I have to use one or more of the following equations - and correct SI units. I have been told to think about the energies involved. Any help will be gratefully received.

Ek = 1/2mv^2

W = Fd

P = E/t
• Mar 10th 2010, 01:49 AM
HallsofIvy
Quote:

Originally Posted by jamesgill
Hi,
Can anybody help me with the following as I am totally stuck! A truck is moving at 88 km h-1 and breaks to 52km h -1. What is the distance over which the breaks are used if the deceleration was 2.82 m s -2.

I have to use one or more of the following equations - and correct SI units. I have been told to think about the energies involved. Any help will be gratefully received.

Ek = 1/2mv^2

W = Fd

P = E/t

I would have thought of using a motion equation but the Energy equation you have here works nicely. At 88 km/hr, the truck has kinetic energy of \$\displaystyle (1/2)m(88)^2\$ Joules. We don't know the trucks mass but wait on that.

At 52 km/h, its kinetic energy is \$\displaystyle (1/2)m(52)^2\$ Joules. The work done by the brakes is the difference between those two: \$\displaystyle (1/2)m(52)^2- (1/2)m(88)^2= (1/2)m(52^2- 88^2)\$ Joules.
(Notice the order of those speeds. The truck slows down so the work done is negative.)

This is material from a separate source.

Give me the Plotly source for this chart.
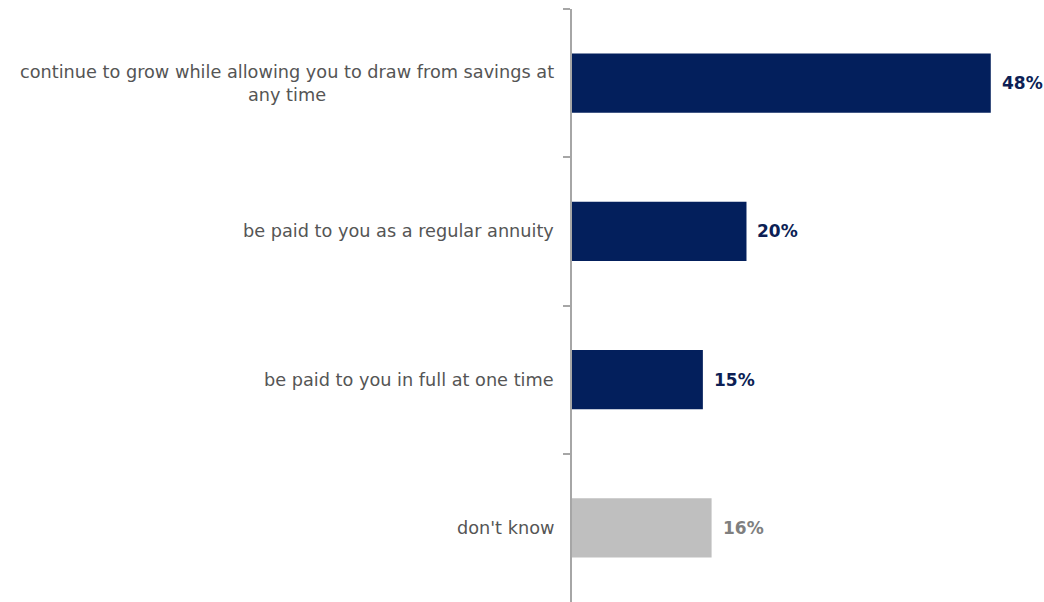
import plotly.graph_objects as go

# Survey responses: preferred way to receive retirement savings
categories = [
    "continue to grow while allowing you to draw from savings at<br>any time",
    "be paid to you as a regular annuity",
    "be paid to you in full at one time",
    "don't know",
]
values = [48, 20, 15, 16]
bar_colors = ["#031f5c", "#031f5c", "#031f5c", "#bfbfbf"]
label_colors = ["#0d1f55", "#0d1f55", "#0d1f55", "#7f7f7f"]

FONT = "DejaVu Sans, Verdana, sans-serif"

fig = go.Figure(
    go.Bar(
        x=values,
        y=categories,
        orientation="h",
        width=0.4,
        marker=dict(color=bar_colors, line=dict(width=0)),
        hoverinfo="skip",
    )
)

# Category labels (centered multi-line) to the left of the axis
for cat in categories:
    fig.add_annotation(
        x=0, y=cat, xref="paper", yref="y",
        text=cat, showarrow=False,
        xanchor="right", yanchor="middle", align="center",
        xshift=-16,
        font=dict(family=FONT, size=17.7, color="#555555"),
    )

# Value labels at bar ends
for cat, v, c in zip(categories, values, label_colors):
    fig.add_annotation(
        x=v, y=cat, xref="x", yref="y",
        text=f"<b>{v}%</b>", showarrow=False,
        xanchor="left", yanchor="middle",
        xshift=9,
        font=dict(family=FONT, size=17, color=c),
    )

fig.update_layout(
    width=1044, height=602,
    margin=dict(l=572, r=0, t=9, b=0),
    paper_bgcolor="white", plot_bgcolor="white",
    showlegend=False,
    bargap=0.6,
    xaxis=dict(
        range=[0, 54.1], visible=False, fixedrange=True,
    ),
    yaxis=dict(
        categoryorder="array", categoryarray=categories,
        autorange="reversed",
        showticklabels=False,
        showline=True, linecolor="#a6a6a6", linewidth=1.5,
        ticks="outside", tickson="boundaries", ticklen=7,
        tickcolor="#a6a6a6", tickwidth=1.5,
        showgrid=False, zeroline=False,
    ),
)

fig.write_html("out.html")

The truck decelerates at \$\displaystyle 2.82 m/s^2\$ so its acceleration is \$\displaystyle -2.82 m/s^2\$. Force equals mass times acceleration (that formula isn't given here but I am sure you know it): \$\displaystyle F= ma= -m(2.82 m/s^2)\$.

Now use W= Fd: \$\displaystyle (1/2)m(52^2- 88^2)= -m(2.82 m/s^2)d\$.

The unknown mass, m, cancels and you can solve for d.
• Mar 10th 2010, 02:51 AM
jamesgill
Thank you
Thank you so much for not just the answer but also the clear explanation. I should be able to tackle similar equations myself now.